La discesa verso la zona dove il Lago della Vacca raccoglie le acque non è uno scherzo: dobbiamo percorrere l'affilata cucitura tra roccia e mantello, una cresta a tratti sassosa e altre volte più terrosa a seconda di chi, tra le due anime di queste montagne, ha il sopravvento. Ci adattiamo, dopo il primo vertiginoso "salto" la cresta si fa via via più dolce e ci adagia su di un pianoro da cui prendiamo al decisione, visto il tempo, orologio e meteorologico, favorevole per dirigerci al Passo della Vacca e poi giù al Lago e rifugio.
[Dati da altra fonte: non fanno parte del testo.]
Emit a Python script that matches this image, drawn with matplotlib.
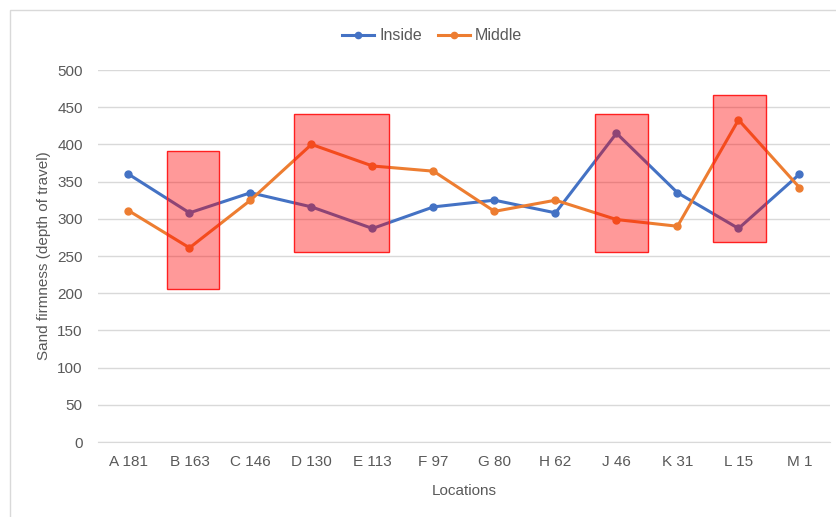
import numpy as np
import matplotlib.pyplot as plt
from matplotlib.patches import Rectangle

# Data
locations = ["A 181", "B 163", "C 146", "D 130", "E 113", "F 97",
             "G 80", "H 62", "J 46", "K 31", "L 15", "M 1"]
inside = [360, 308, 335, 316, 287, 316, 325, 308, 415, 335, 287, 360]
middle = [311, 261, 325, 400, 371, 364, 310, 325, 299, 290, 433, 342]

# Highlighted regions: (x start, x end, y bottom, y top) in axis units
highlights = [
    (0.63, 1.48, 206, 391),
    (2.71, 4.27, 255, 441),
    (7.65, 8.52, 255, 441),
    (9.58, 10.45, 269, 466),
]

blue = "#4472C4"
orange = "#ED7D31"
grey_text = "#595959"
grid_col = "#D9D9D9"

plt.rcParams["font.family"] = ["Liberation Sans", "DejaVu Sans"]

fig = plt.figure(figsize=(8.37, 5.17), dpi=100)
ax = fig.add_axes([98 / 837, 1 - 442 / 517, (830 - 98) / 837, (442 - 70) / 517])

# chart area border (cropped on right and bottom in the reference)
fig.patches.append(Rectangle((10 / 837, -0.1), 1.1, 1 - 10 / 517 + 0.1,
                             transform=fig.transFigure, fill=False,
                             edgecolor=grid_col, linewidth=1.0))

x = np.arange(len(locations))
ax.plot(x, inside, color=blue, linewidth=2.2, marker="o", markersize=5, label="Inside", zorder=3)
ax.plot(x, middle, color=orange, linewidth=2.2, marker="o", markersize=5, label="Middle", zorder=3)

for x0, x1, y0, y1 in highlights:
    ax.add_patch(Rectangle((x0, y0), x1 - x0, y1 - y0, facecolor="#FF0000", alpha=0.4,
                           edgecolor="none", zorder=4))
    ax.add_patch(Rectangle((x0, y0), x1 - x0, y1 - y0, fill=False,
                           edgecolor="#FF2020", linewidth=1.0, zorder=5))

ax.set_xlim(-0.5, len(locations) - 0.5)
ax.set_ylim(0, 500)
ax.set_yticks(np.arange(0, 501, 50))
ax.set_xticks(x)
ax.set_xticklabels(locations)
ax.yaxis.grid(True, color=grid_col, linewidth=1.0)
ax.set_axisbelow(True)
for s in ["top", "right", "left"]:
    ax.spines[s].set_visible(False)
ax.spines["bottom"].set_color(grid_col)
ax.tick_params(axis="both", length=0, colors=grey_text, labelsize=11)
ax.tick_params(axis="y", pad=11)
ax.tick_params(axis="x", pad=9)

ax.set_xlabel("Locations", fontsize=11, color=grey_text)
ax.set_ylabel("Sand firmness (depth of travel)", fontsize=11, color=grey_text)
ax.xaxis.set_label_coords(0.5, -0.114)
ax.yaxis.set_label_coords(-0.064, 0.5)

ax.legend(loc="center", bbox_to_anchor=(432 / 837, 1 - 36 / 517), bbox_transform=fig.transFigure,
          ncol=2, frameon=False, fontsize=11.5, labelcolor=grey_text, handlelength=2.0,
          handletextpad=0.3, columnspacing=1.0, markerscale=0.9)

fig.savefig("out.png", dpi=100)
Il Pizzo Badile Camuno sorge tra le nuvole





Eccola la Vacca nel suo splendore.
E' come la ricordavo, non è per niente invecchiata!







Meno storti




Durante la pausa l'aria ha  iniziato cambiare temperatura, le nuvole a raggrupparsi  e la luce a nascondersi troppo frequentemente tra esse: un chiaro, grigio e minaccioso, invito a spingerci a rientrare.
Mentre cercavo di trovare la via più breve ho finalmente capito da dove salivo con i miei genitori: ho rivisto, dall'alto, il laghetto vicino alla malga dove parcheggiavamo (ricordo alcuni maiali che andavano a rotolarsi nel fango e a strusciarsi tra le auto parcheggiate) e quel rilievo, la Corna Blanca, che mi pareva gigantesco e così lungo da aggirare: un dente candido come avorio che ci sbarrava la strada.
Dall'alto, da grande ormai, i ricordi diventano piccini piccini e si ridimensionano, ma non si ridimensionano le emozioni.


La mia è stata un'escursione nell'escursione e spero che questo itinerario, l'isolato Monte Frerone, abbia regalato una giornata insolita ai margini di un luogo molto frequentato rendendola esclusiva, tra queste vicine montagne camune così variegate.